Public interest in the case was stoked by the revelation that Coulson and Brooks, whose papers had regularly exposed the affairs of the rich and famous, had themselves been involved an on-off affair running over a nine-year period.

"You are under no pressure of time and you must take all the time that you need to reach your verdicts," judge John Saunders told the jury. He had previously urged them not to be "dazzled" by the high-profile defendants and to ignore the vitriol directed at Brooks and Coulson in the past.

Brooks, Coulson and the paper's ex-Managing Editor Stuart Kuttner are accused of conspiring to hack voicemails on mobile phones.

Coulson is also accused along with the News of the World's ex-royal editor Clive Goodman of sanctioning illegal payments to police officers for internal royal phone directories, and Brooks faces charges she authorised some 40,000 pounds in cash payments to a Ministry of Defence employee when she edited the Sun.

The trial was told that in the two years before police arrested Goodman, when Coulson was editor, there were more than 6,800 hacking calls made by News of the World journalists or a private investigator involving over 280 victims. Also on trial are Brooks' husband Charlie, her former personal assistant, and the head of security at News International, all accused of helping Brooks hide evidence from police. They all deny the charges, but if convicted, Brooks and Coulson are likely to face jail terms.

Dan Evans, an ex-reporter who has pleaded guilty to hacking under Coulson's editorship, said the practise was so rampant that even the office cat knew about it.

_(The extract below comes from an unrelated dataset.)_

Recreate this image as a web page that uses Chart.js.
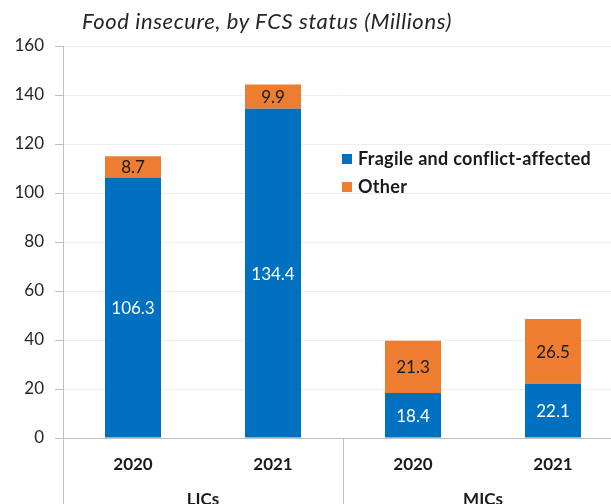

"We didn't have an office cat," Coulson quipped when he rejected this accusation from the witness box.

Former News International executive Rebekah Brooks arrives at the Old Bailey court house in London

The phone-hacking affair dates back to 2006 when Goodman and Glenn Mulcaire, a private detective who worked for the paper, admitted illegally accessing voicemails on mobile phones of aides to the British royal family amongst others.

News International asserted at the time that the practise was limited to a single "rogue reporter", but since new evidence came to light in 2011, three former senior news editors from the News of the World have now pleaded guilty.